I wanted to respond to the following comment on my Tom Paine piece:
Anya, I very much enjoy your writing. In this article, you write: "He's up against Richard Vedder of the American Enterprise Institute, an economist who has written a book and testified before Congress on his very convenient view that federal student aid is bad for affordability, because it encourages colleges to raise prices, and should therefore be curbed immediately." Doesn't Mr. Vedder's view have a great deal of credibility? If possible, please say a little more about why you disagree with Mr. Vedder. Thanks.
Dr. Richard Vedder is a conservative economist at Ohio State University (American Enterprise Institute, National Review) who describes his theory of why college costs so much in his book Going Broke by Degree and in this testimony before the House Committee on Education and the Workforce. He argues that there are inefficiencies in the higher education market. The ready availability of federal student aid makes students insensitive to price increases, which short-circuits the normal process of competition on price, and in turn encourages colleges to raise their tuition year after year without providing comparable improvements in quality.
I might be willing to agree with him, to a point. I think inefficiencies arise in the higher education market because students and parents are not fully informed about lower-cost college options, such as public vs. private schools, distance learning, vocational schools, and community colleges, and social stigmas also prevent people from shopping around. Also, the average higher education "customer" is not very well informed about the relationship between the tuition bill and the education they're getting, which allows schools to raise prices basically with impunity.
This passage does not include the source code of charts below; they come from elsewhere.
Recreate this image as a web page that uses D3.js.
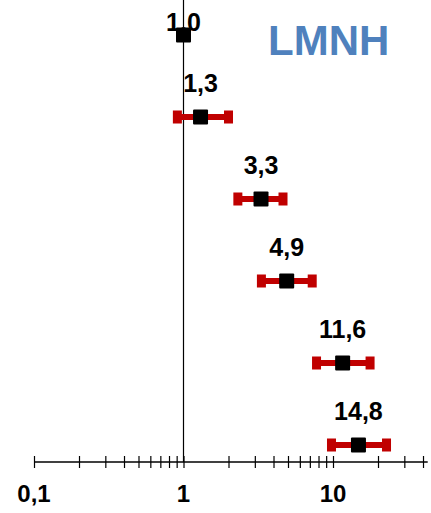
<!DOCTYPE html>
<html>
<head>
<meta charset="utf-8">
<script src="https://cdn.jsdelivr.net/npm/d3@7"></script>
<style>
  html, body { margin: 0; padding: 0; background: #fff; }
  svg { display: block; font-family: "Liberation Sans", Arial, sans-serif; }
</style>
</head>
<body>
<svg id="chart" width="431" height="513"></svg>
<script>
// Odds ratios with 95% confidence intervals, one row per group
const labels = ["1,0", "1,3", "3,3", "4,9", "11,6", "14,8"];
const estimates = [1.0, 1.3, 3.3, 4.9, 11.6, 14.8];
const ciLower = [null, 0.91, 2.31, 3.32, 7.76, 9.77];
const ciUpper = [null, 2.0, 4.63, 7.26, 17.7, 22.8];
const title = "LMNH";
const tickLabelValues = [0.1, 1, 10];
const tickLabelTexts = ["0,1", "1", "10"];

const W = 431, H = 513;
const svg = d3.select("#chart");

// log-scaled horizontal axis, rows stacked downwards
const x = d3.scaleLog().domain([0.1, 10]).range([34, 333]);
const xMax = 43;
const y = d3.scalePoint().domain(d3.range(labels.length)).range([35, 445]);
const axisY = 462;

// every minor tick from 0.1 up to 40
const tickVals = [];
for (const dec of [0.1, 1, 10]) {
  for (let m = 1; m <= 9; m++) {
    const v = +(m * dec).toPrecision(3);
    if (v <= 40) tickVals.push(v);
  }
}

const axis = d3.axisBottom(x)
  .tickValues(tickVals)
  .tickSizeInner(6)
  .tickSizeOuter(0)
  .tickFormat(() => "");

const gAxis = svg.append("g").attr("transform", `translate(0,${axisY})`).call(axis);
gAxis.select(".domain").attr("d", `M${x(0.1)},0H${x(xMax)}`).attr("stroke", "#000").attr("stroke-width", 1.3);
gAxis.selectAll(".tick line").attr("y1", -6).attr("y2", 6).attr("stroke", "#000").attr("stroke-width", 1.2);

// labelled ticks
svg.append("g").selectAll("text")
  .data(tickLabelValues)
  .join("text")
  .attr("x", d => x(d))
  .attr("y", 502)
  .attr("text-anchor", "middle")
  .attr("font-size", 24)
  .attr("font-weight", "bold")
  .attr("fill", "#000")
  .text((d, i) => tickLabelTexts[i]);

// reference line at odds ratio 1
svg.append("line")
  .attr("x1", x(1)).attr("x2", x(1))
  .attr("y1", 0).attr("y2", axisY)
  .attr("stroke", "#000").attr("stroke-width", 1.2);

const rows = estimates.map((v, i) => ({ v, lo: ciLower[i], hi: ciUpper[i], label: labels[i], i }));

// confidence interval bars with end caps
const red = "#c00000";
const ci = svg.append("g").selectAll("g")
  .data(rows.filter(d => d.lo != null))
  .join("g");
ci.append("line")
  .attr("x1", d => x(d.lo)).attr("x2", d => x(d.hi))
  .attr("y1", d => y(d.i)).attr("y2", d => y(d.i))
  .attr("stroke", red).attr("stroke-width", 6);
ci.selectAll("rect")
  .data(d => [[d.lo, d.i], [d.hi, d.i]])
  .join("rect")
  .attr("x", d => x(d[0]) - 4.5)
  .attr("y", d => y(d[1]) - 6.5)
  .attr("width", 9)
  .attr("height", 13)
  .attr("fill", red);

// point estimates
const sq = 15;
svg.append("g").selectAll("rect")
  .data(rows)
  .join("rect")
  .attr("x", d => x(d.v) - sq / 2)
  .attr("y", d => y(d.i) - sq / 2)
  .attr("width", sq).attr("height", sq)
  .attr("rx", 1)
  .attr("fill", "#000");

// value labels above each estimate
svg.append("g").selectAll("text")
  .data(rows)
  .join("text")
  .attr("x", d => x(d.v))
  .attr("y", d => Math.max(y(d.i) - 25, 31))
  .attr("text-anchor", "middle")
  .attr("font-size", 25)
  .attr("font-weight", "bold")
  .attr("fill", "#000")
  .text(d => d.label);

svg.append("text")
  .attr("x", 268).attr("y", 55)
  .attr("font-size", 42)
  .attr("font-weight", "bold")
  .attr("fill", "#4f81bd")
  .text(title);
</script>
</body>
</html>
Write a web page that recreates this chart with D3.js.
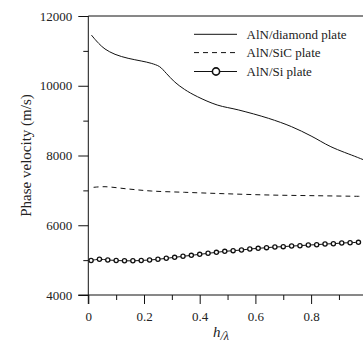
<!DOCTYPE html>
<html>
<head>
<meta charset="utf-8">
<script src="https://cdn.jsdelivr.net/npm/d3@7"></script>
<style>
  html, body { margin: 0; padding: 0; background: #fff; }
  svg { display: block; }
</style>
</head>
<body>
<svg id="chart" width="363" height="343"></svg>
<script>
// ---- data ----
const diamondH = [0.011, 0.037, 0.06, 0.096, 0.143, 0.19, 0.226, 0.256, 0.28, 0.309, 0.345, 0.392, 0.463, 0.54, 0.647, 0.73, 0.80, 0.871, 0.966, 1.0];
const diamondV = [11455, 11217, 11054, 10901, 10787, 10710, 10643, 10547, 10357, 10117, 9898, 9686, 9448, 9305, 9066, 8826, 8559, 8252, 7948, 7840];

const sicH = [0.019, 0.06, 0.143, 0.226, 0.345, 0.487, 0.65, 0.817, 0.97, 1.0];
const sicV = [7088, 7105, 7040, 6982, 6945, 6905, 6867, 6847, 6830, 6828];

const siH = [0.01, 0.04, 0.07, 0.10, 0.13, 0.16, 0.19, 0.22, 0.25, 0.28, 0.31, 0.34, 0.37, 0.40, 0.43, 0.46, 0.49,
             0.52, 0.55, 0.58, 0.61, 0.64, 0.67, 0.70, 0.73, 0.76, 0.79, 0.82, 0.85, 0.88, 0.91, 0.94, 0.97];
const siV = [4990, 5025, 5004, 4990, 4980, 4980, 4990, 5004, 5023, 5052, 5080, 5109, 5137, 5166, 5195, 5223, 5252,
             5271, 5290, 5319, 5338, 5357, 5376, 5386, 5405, 5414, 5433, 5443, 5462, 5471, 5491, 5500, 5510];

const xMajorTicks = [0, 0.2, 0.4, 0.6, 0.8];
const xMinorTicks = [0.1, 0.3, 0.5, 0.7, 0.9];
const yMajorTicks = [4000, 6000, 8000, 10000, 12000];
const yMinorTicks = [5000, 7000, 9000, 11000];

const legendLabels = ["AlN/diamond plate", "AlN/SiC plate", "AlN/Si plate"];

// ---- layout ----
const FONT = "'Liberation Serif', 'Times New Roman', serif";
const svg = d3.select("#chart").style("font-family", FONT);
const mL = 88.3, mR = 366.8, mT = 16, mB = 295;
const x = d3.scaleLinear().domain([0, 1]).range([mL, mR]);
const y = d3.scaleLinear().domain([4000, 12000]).range([mB, mT]);
const ink = "#111";

// top border
svg.append("line").attr("x1", mL).attr("x2", mR).attr("y1", mT).attr("y2", mT)
  .attr("stroke", ink).attr("stroke-width", 1);

// Y axis
const yAxis = d3.axisLeft(y).tickValues(yMajorTicks).tickSize(10).tickFormat(d3.format("d")).tickSizeOuter(0);
const gy = svg.append("g").attr("transform", `translate(${mL},0)`).call(yAxis);
gy.attr("font-family", null);
gy.select(".domain").attr("stroke", ink).attr("d", `M0,${mT}V${mB + 9}`);
gy.selectAll(".tick line").attr("stroke", ink);
gy.selectAll(".tick text").attr("x", -16).attr("fill", "#222")
  .style("font-family", FONT).style("font-size", "13px");
svg.append("g").attr("transform", `translate(${mL},0)`)
  .call(d3.axisLeft(y).tickValues(yMinorTicks).tickSize(5).tickFormat(""))
  .call(g => g.select(".domain").remove())
  .selectAll(".tick line").attr("stroke", ink);

// X axis
const xAxis = d3.axisBottom(x).tickValues(xMajorTicks).tickSize(9).tickFormat(d => d === 0 ? "0" : d3.format(".1f")(d)).tickSizeOuter(0);
const gx = svg.append("g").attr("transform", `translate(0,${mB})`).call(xAxis);
gx.attr("font-family", null);
gx.select(".domain").attr("stroke", ink).attr("d", `M${mL - 10},0H${mR}`);
gx.selectAll(".tick line").attr("stroke", ink);
gx.selectAll(".tick text").attr("y", 17).attr("fill", "#222")
  .style("font-family", FONT).style("font-size", "13px");
svg.append("g").attr("transform", `translate(0,${mB})`)
  .call(d3.axisBottom(x).tickValues(xMinorTicks).tickSize(5).tickFormat(""))
  .call(g => g.select(".domain").remove())
  .selectAll(".tick line").attr("stroke", ink);

// axis titles
svg.append("text")
  .attr("transform", `translate(30.5,${(mT + mB) / 2}) rotate(-90)`)
  .attr("text-anchor", "middle").attr("fill", "#222")
  .style("font-family", FONT).style("font-size", "15px")
  .text("Phase velocity (m/s)");

const xt = svg.append("text").attr("x", 213).attr("y", 337).attr("fill", "#222")
  .style("font-family", FONT).style("font-size", "15px");
xt.append("tspan").attr("font-style", "italic").text("h");
xt.append("tspan").style("font-size", "12px").attr("dy", 3).attr("font-style", "italic").text("/λ");

// ---- series ----
const line = d3.line().x(d => x(d[0])).y(d => y(d[1])).curve(d3.curveCatmullRom.alpha(0.5));
const plot = svg.append("g");

plot.append("path").datum(d3.zip(diamondH, diamondV))
  .attr("d", line).attr("fill", "none").attr("stroke", ink).attr("stroke-width", 1);

plot.append("path").datum(d3.zip(sicH, sicV))
  .attr("d", line).attr("fill", "none").attr("stroke", ink).attr("stroke-width", 1)
  .attr("stroke-dasharray", "5,4");

const siData = d3.zip(siH, siV);
plot.append("path").datum(siData)
  .attr("d", line).attr("fill", "none").attr("stroke", ink).attr("stroke-width", 1);
plot.selectAll("circle.si").data(siData).join("circle")
  .attr("class", "si")
  .attr("cx", d => x(d[0])).attr("cy", d => y(d[1])).attr("r", 2.1)
  .attr("fill", "#fff").attr("stroke", ink).attr("stroke-width", 1.3);

// ---- legend ----
const lg = svg.append("g");
const rowY = [34.3, 52.6, 71.5];
const lx1 = 194, lx2 = 237;
legendLabels.forEach((lab, i) => {
  const ln = lg.append("line").attr("x1", lx1).attr("x2", lx2).attr("y1", rowY[i]).attr("y2", rowY[i])
    .attr("stroke", ink).attr("stroke-width", 1);
  if (i === 1) ln.attr("stroke-dasharray", "5,4");
  if (i === 2) lg.append("circle").attr("cx", (lx1 + lx2) / 2 + 0.5).attr("cy", rowY[i]).attr("r", 3.6)
    .attr("fill", "#fff").attr("stroke", ink).attr("stroke-width", 1.6);
  lg.append("text").attr("x", 246.5).attr("y", rowY[i] + 4.5).attr("fill", "#222")
    .style("font-family", FONT).style("font-size", "13px").text(lab);
});
</script>
</body>
</html>
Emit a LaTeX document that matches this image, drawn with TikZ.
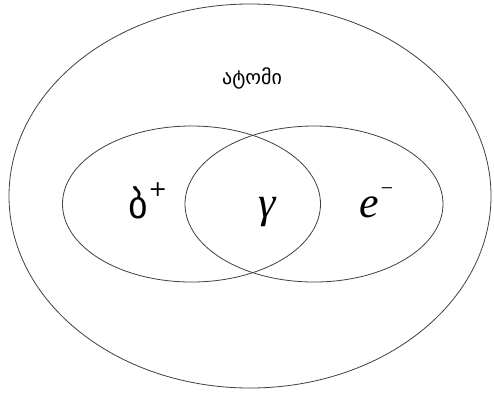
\documentclass[tikz,border=0pt]{standalone}
\usepackage{fontspec}
\usetikzlibrary{shapes.geometric}
\newfontfamily\geofont[Script=Georgian]{DejaVu Sans}
\newfontfamily\timesfont{Liberation Serif}
\newcommand\supmark[2]{\raisebox{#1}{\fontsize{22}{22}\selectfont #2}}
\begin{document}
\begin{tikzpicture}[x=1pt,y=-1pt,
  ring/.style={draw=black!75,line width=0.8pt,ellipse,inner sep=0pt},
  biglabel/.style={font=\timesfont\itshape\fontsize{44}{48}\selectfont,inner sep=0pt,anchor=base},
  geolabel/.style={font=\geofont\fontsize{38}{40}\selectfont,inner sep=0pt,anchor=base},
  smalllabel/.style={font=\geofont\fontsize{20}{22}\selectfont,inner sep=0pt}]
\useasboundingbox[fill=white] (0,0) rectangle (494,392);
\node[ring,minimum width=482pt,minimum height=384pt] (atom) at (250,196) {};
\node[ring,minimum width=258pt,minimum height=156pt] (left) at (191.5,204) {};
\node[ring,minimum width=258pt,minimum height=156pt] (right) at (314,204) {};
\node[smalllabel] (atomlabel) at (252,78) {ატომი};
\node[geolabel] (proton) at (148,218) {ბ\supmark{22pt}{+}};
\node[biglabel] (gamma) at (267,217) {γ};
\node[biglabel] (electron) at (377,217) {e\supmark{22pt}{−}};
\end{tikzpicture}
\end{document}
Finally, the sources of funding and directions of spending for the average public university are so varied that it would be surprising if inefficiencies did not creep in--universities are often spending money on nonessential programs that don't serve the needs of their communities, and everyone likes to complain that bureaucracy and admin costs have gone out of control. I even agree with Vedder that it might not be a bad idea to put even more federal education aid in the hands of students, as a kind of voucher system.
Where Dr. Vedder and I differ fundamentally is in our views of the nature and purpose of higher education. Dr. Vedder complains that universities do not resemble businesses. "There is no clearly defined "bottom line" in traditional universities," he writes. "Did Stanford University have a good or bad year in 2003? How would we know?"
To me, one of the major values of our university system is its nonprofit, noncommercial status.
The university is one of the only institutions we have left in this society that is a truly public sphere. An institution like Stanford ought to measure its performance goals in generations, not in a single year.
Secondly, Dr. Vedder actually suspects that higher education's "negative externalities" may outweigh its "positive externalities." That is, the bad effects of universities, like higher taxes and the occasional campus riot, are worse than the effects of producing skilled workers, nourishing pure scholarship, shaping future citizens. I wish I could say that he is making this argument facetiously, for if not, why does he not resign his own senior faculty position? (I note he is teaching no classes this year, a deplorable example of the general productivity decline of which he complains.)
To sum up:
I don't want a guy making decisions about higher education at the highest level who doesn't see the difference between a university and a business, and I reiterate that it's very convenient for Spellings to appoint someone who thinks increased federal aid is a bad idea, whereas the vast majority of people in the field think it's called for.